Provided entries
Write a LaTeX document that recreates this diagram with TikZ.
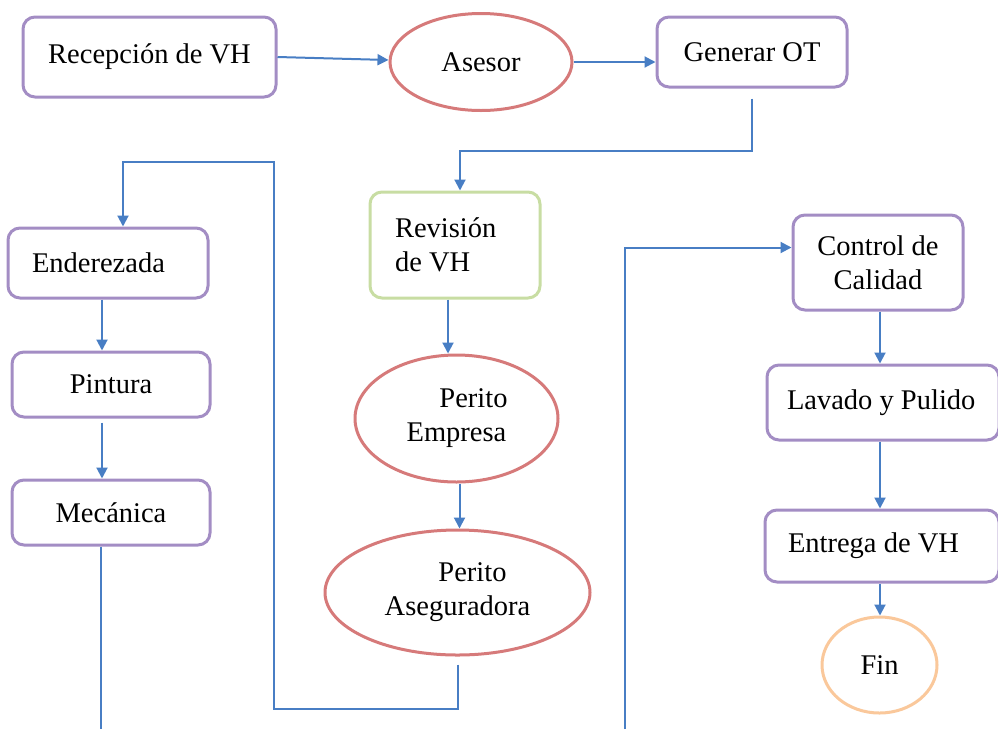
\documentclass[tikz,border=0pt]{standalone}
\usepackage{fontspec}
\setmainfont{Liberation Serif}
\usetikzlibrary{arrows.meta,shapes.geometric}
\definecolor{pur}{RGB}{163,141,196}
\definecolor{redl}{RGB}{214,122,122}
\definecolor{grn}{RGB}{200,221,163}
\definecolor{org}{RGB}{250,200,155}
\definecolor{blu}{RGB}{72,126,196}
\begin{document}
\begin{tikzpicture}[x=1pt,y={(0pt,-1pt)},
  every node/.style={font=\fontsize{28.5}{34}\selectfont, inner sep=0pt},
  box/.style={draw=pur, line width=3pt, rounded corners=12pt, fill=white},
  oval/.style={ellipse, draw=redl, line width=3pt, fill=white, align=center},
  conn/.style={draw=blu, line width=2pt, -{Triangle[length=11pt,width=11pt]}},
  plainline/.style={draw=blu, line width=2pt}]
\useasboundingbox (0,0) rectangle (998,729);

% nodes
\node[box, minimum width=253pt, minimum height=80pt] (rec) at (149.5,57) {Recepción de VH};
\node[oval, minimum width=182pt, minimum height=97pt] (ases) at (481,62) {Asesor};
\node[box, minimum width=190pt, minimum height=70pt] (gen) at (752,52) {Generar OT};
\node[box, draw=grn, minimum width=170pt, minimum height=106pt, text width=120pt, align=left] (rev) at (455,245) {\spaceskip=0pt\relax Revisión\\de VH};
\node[oval, minimum width=203pt, minimum height=127pt] (pe) at (456.5,418.5) {\hspace*{34pt}Perito\\Empresa};
\node[oval, minimum width=265pt, minimum height=125pt] (pa) at (457.5,592.5) {\hspace*{30pt}Perito\\Aseguradora};
\node[box, minimum width=200pt, minimum height=70pt, text width=152pt, align=left] (ender) at (108,263) {Enderezada};
\node[box, minimum width=198pt, minimum height=65pt] (pint) at (111,384.5) {Pintura};
\node[box, minimum width=198pt, minimum height=65pt] (mec) at (111,512.5) {Mecánica};
\node[box, minimum width=170pt, minimum height=95pt, align=center] (ctrl) at (878,262.5) {Control de\\Calidad};
\node[box, minimum width=232pt, minimum height=75pt, text width=192pt, align=left] (lav) at (883,402.5) {\spaceskip=0pt\relax\mbox{Lavado y Pulido}};
\node[box, minimum width=234pt, minimum height=72pt, text width=188pt, align=left] (ent) at (882,546) {\spaceskip=0pt\relax\mbox{Entrega de VH}};
\node[oval, draw=org, minimum width=115pt, minimum height=96pt] (fin) at (879.5,665) {Fin};

% helper coordinates
\coordinate (g1) at (752,151);
\coordinate (l1) at (274,709);
\coordinate (l2) at (274,162);
\coordinate (m1) at (101,729);
\coordinate (q1) at (625,729);

% connectors
\draw[conn] (rec.east) -- ([yshift=2pt]ases.west);
\draw[conn] (ases.east) -- (ases.east -| gen.west);
\draw[conn] ([yshift=-10pt]gen.south) -- (g1) -| ([xshift=5pt]rev.north);
\draw[conn] ([xshift=-7pt]rev.south) -- ([xshift=-7pt]rev.south |- pe.north);
\draw[conn] ([xshift=3pt]pe.south) -- ([xshift=3pt]pe.south |- pa.north);
\draw[conn] ([yshift=-8pt]pa.south) |- (l1) -- (l2) -| ([xshift=15pt]ender.north);
\draw[conn] ([xshift=-6pt]ender.south) -- ([xshift=-6pt]ender.south |- pint.north);
\draw[conn] ([xshift=-9pt,yshift=-4pt]pint.south) -- ([xshift=-9pt]pint.south |- mec.north);
\draw[plainline] (mec.south -| m1) -- (m1);
\draw[conn] (q1) |- ([yshift=15pt]ctrl.west);
\draw[conn] ([xshift=2pt]ctrl.south) -- ([xshift=2pt]ctrl.south |- lav.north);
\draw[conn] ([xshift=-3pt]lav.south) -- ([xshift=-3pt]lav.south |- ent.north);
\draw[conn] ([xshift=-2pt]ent.south) -- ([xshift=-2pt]ent.south |- fin.north);
\end{tikzpicture}
\end{document}
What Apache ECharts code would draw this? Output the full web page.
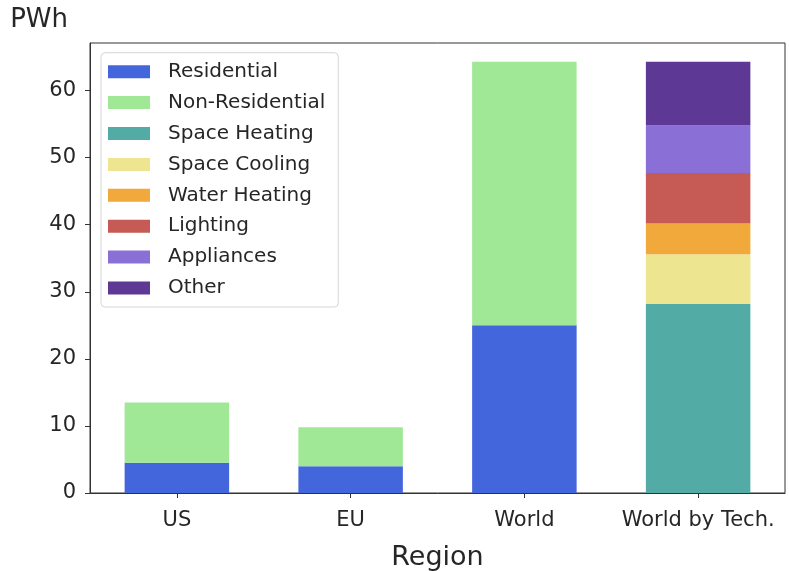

Exercise brief
Retype the records above word for word, from their first line through the line containing "(0,0) rectangle (998,729);", and leave out every picture.

Written answer
Write a LaTeX document that recreates this diagram with TikZ.
\documentclass[tikz,border=0pt]{standalone}
\usepackage{fontspec}
\setmainfont{Liberation Serif}
\usetikzlibrary{arrows.meta,shapes.geometric}
\definecolor{pur}{RGB}{163,141,196}
\definecolor{redl}{RGB}{214,122,122}
\definecolor{grn}{RGB}{200,221,163}
\definecolor{org}{RGB}{250,200,155}
\definecolor{blu}{RGB}{72,126,196}
\begin{document}
\begin{tikzpicture}[x=1pt,y={(0pt,-1pt)},
  every node/.style={font=\fontsize{28.5}{34}\selectfont, inner sep=0pt},
  box/.style={draw=pur, line width=3pt, rounded corners=12pt, fill=white},
  oval/.style={ellipse, draw=redl, line width=3pt, fill=white, align=center},
  conn/.style={draw=blu, line width=2pt, -{Triangle[length=11pt,width=11pt]}},
  plainline/.style={draw=blu, line width=2pt}]
\useasboundingbox (0,0) rectangle (998,729);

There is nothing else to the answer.